◆ Source excerpt:
□ □ □ □ □
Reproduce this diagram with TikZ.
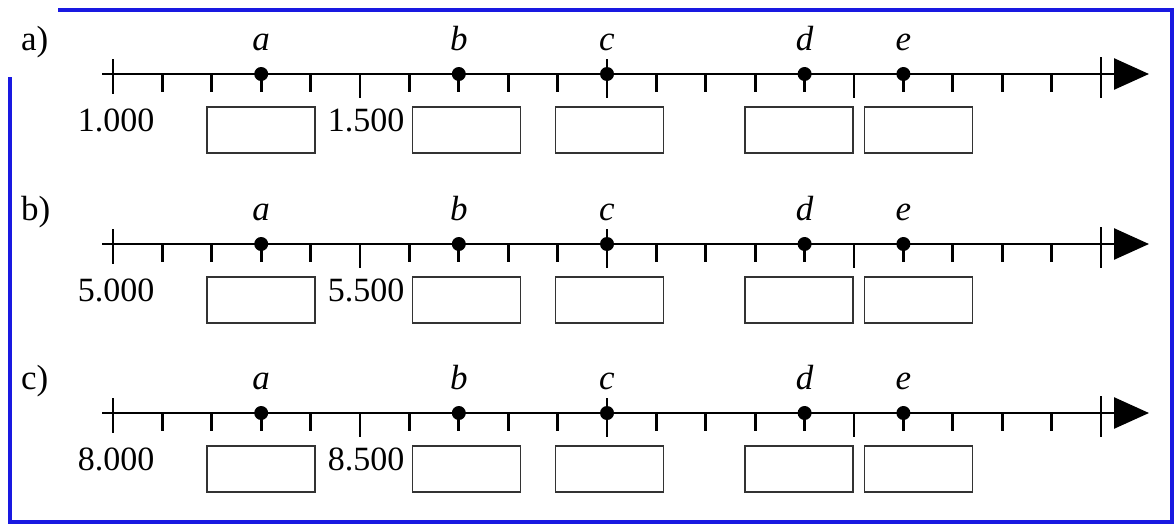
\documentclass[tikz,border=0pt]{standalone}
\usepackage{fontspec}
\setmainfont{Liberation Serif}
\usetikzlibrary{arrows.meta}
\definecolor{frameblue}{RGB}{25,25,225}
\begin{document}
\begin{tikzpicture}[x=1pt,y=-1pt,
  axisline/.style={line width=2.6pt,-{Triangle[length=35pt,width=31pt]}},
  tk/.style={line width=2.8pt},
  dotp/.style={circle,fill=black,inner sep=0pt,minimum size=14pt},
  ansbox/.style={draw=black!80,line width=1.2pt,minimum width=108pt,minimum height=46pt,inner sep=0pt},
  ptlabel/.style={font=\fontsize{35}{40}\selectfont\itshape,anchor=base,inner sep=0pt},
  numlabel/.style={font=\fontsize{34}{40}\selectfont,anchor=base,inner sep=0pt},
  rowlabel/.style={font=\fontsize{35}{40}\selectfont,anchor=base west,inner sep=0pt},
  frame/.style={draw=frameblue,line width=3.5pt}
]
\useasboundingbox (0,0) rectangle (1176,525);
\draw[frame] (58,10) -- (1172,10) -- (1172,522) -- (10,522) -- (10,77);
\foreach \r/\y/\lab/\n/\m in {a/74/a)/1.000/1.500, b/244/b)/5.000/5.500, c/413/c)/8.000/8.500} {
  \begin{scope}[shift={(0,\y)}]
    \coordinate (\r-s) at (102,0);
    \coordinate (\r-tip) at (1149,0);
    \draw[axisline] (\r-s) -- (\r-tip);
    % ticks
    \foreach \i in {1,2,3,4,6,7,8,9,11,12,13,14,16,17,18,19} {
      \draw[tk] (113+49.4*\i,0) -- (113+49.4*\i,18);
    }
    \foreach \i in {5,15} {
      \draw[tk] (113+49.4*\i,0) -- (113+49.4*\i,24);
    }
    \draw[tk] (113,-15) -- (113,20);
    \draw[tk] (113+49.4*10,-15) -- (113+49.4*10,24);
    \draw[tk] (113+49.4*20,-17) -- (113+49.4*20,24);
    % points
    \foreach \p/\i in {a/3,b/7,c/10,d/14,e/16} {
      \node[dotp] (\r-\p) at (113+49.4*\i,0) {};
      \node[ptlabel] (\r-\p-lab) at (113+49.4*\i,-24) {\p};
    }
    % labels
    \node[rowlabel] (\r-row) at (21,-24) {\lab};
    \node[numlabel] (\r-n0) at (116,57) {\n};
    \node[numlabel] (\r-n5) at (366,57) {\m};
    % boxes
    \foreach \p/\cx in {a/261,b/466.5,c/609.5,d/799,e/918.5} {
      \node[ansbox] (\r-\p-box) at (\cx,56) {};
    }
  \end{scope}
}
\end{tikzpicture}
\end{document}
□ □ □ □ □
◆ Exercise goal:
Transcribe the preceding listing in its entirety and with exact wording, leaving out pictures.

◆ Written response:
Reproduce this diagram with TikZ.
\documentclass[tikz,border=0pt]{standalone}
\usepackage{fontspec}
\setmainfont{Liberation Serif}
\usetikzlibrary{arrows.meta}
\definecolor{frameblue}{RGB}{25,25,225}
\begin{document}
\begin{tikzpicture}[x=1pt,y=-1pt,
  axisline/.style={line width=2.6pt,-{Triangle[length=35pt,width=31pt]}},
  tk/.style={line width=2.8pt},
  dotp/.style={circle,fill=black,inner sep=0pt,minimum size=14pt},
  ansbox/.style={draw=black!80,line width=1.2pt,minimum width=108pt,minimum height=46pt,inner sep=0pt},
  ptlabel/.style={font=\fontsize{35}{40}\selectfont\itshape,anchor=base,inner sep=0pt},
  numlabel/.style={font=\fontsize{34}{40}\selectfont,anchor=base,inner sep=0pt},
  rowlabel/.style={font=\fontsize{35}{40}\selectfont,anchor=base west,inner sep=0pt},
  frame/.style={draw=frameblue,line width=3.5pt}
]
\useasboundingbox (0,0) rectangle (1176,525);
\draw[frame] (58,10) -- (1172,10) -- (1172,522) -- (10,522) -- (10,77);
\foreach \r/\y/\lab/\n/\m in {a/74/a)/1.000/1.500, b/244/b)/5.000/5.500, c/413/c)/8.000/8.500} {
  \begin{scope}[shift={(0,\y)}]
    \coordinate (\r-s) at (102,0);
    \coordinate (\r-tip) at (1149,0);
    \draw[axisline] (\r-s) -- (\r-tip);
    % ticks
    \foreach \i in {1,2,3,4,6,7,8,9,11,12,13,14,16,17,18,19} {
      \draw[tk] (113+49.4*\i,0) -- (113+49.4*\i,18);
    }
    \foreach \i in {5,15} {
      \draw[tk] (113+49.4*\i,0) -- (113+49.4*\i,24);
    }
    \draw[tk] (113,-15) -- (113,20);
    \draw[tk] (113+49.4*10,-15) -- (113+49.4*10,24);
    \draw[tk] (113+49.4*20,-17) -- (113+49.4*20,24);
    % points
    \foreach \p/\i in {a/3,b/7,c/10,d/14,e/16} {
      \node[dotp] (\r-\p) at (113+49.4*\i,0) {};
      \node[ptlabel] (\r-\p-lab) at (113+49.4*\i,-24) {\p};
    }
    % labels
    \node[rowlabel] (\r-row) at (21,-24) {\lab};
    \node[numlabel] (\r-n0) at (116,57) {\n};
    \node[numlabel] (\r-n5) at (366,57) {\m};
    % boxes
    \foreach \p/\cx in {a/261,b/466.5,c/609.5,d/799,e/918.5} {
      \node[ansbox] (\r-\p-box) at (\cx,56) {};
    }
  \end{scope}
}
\end{tikzpicture}
\end{document}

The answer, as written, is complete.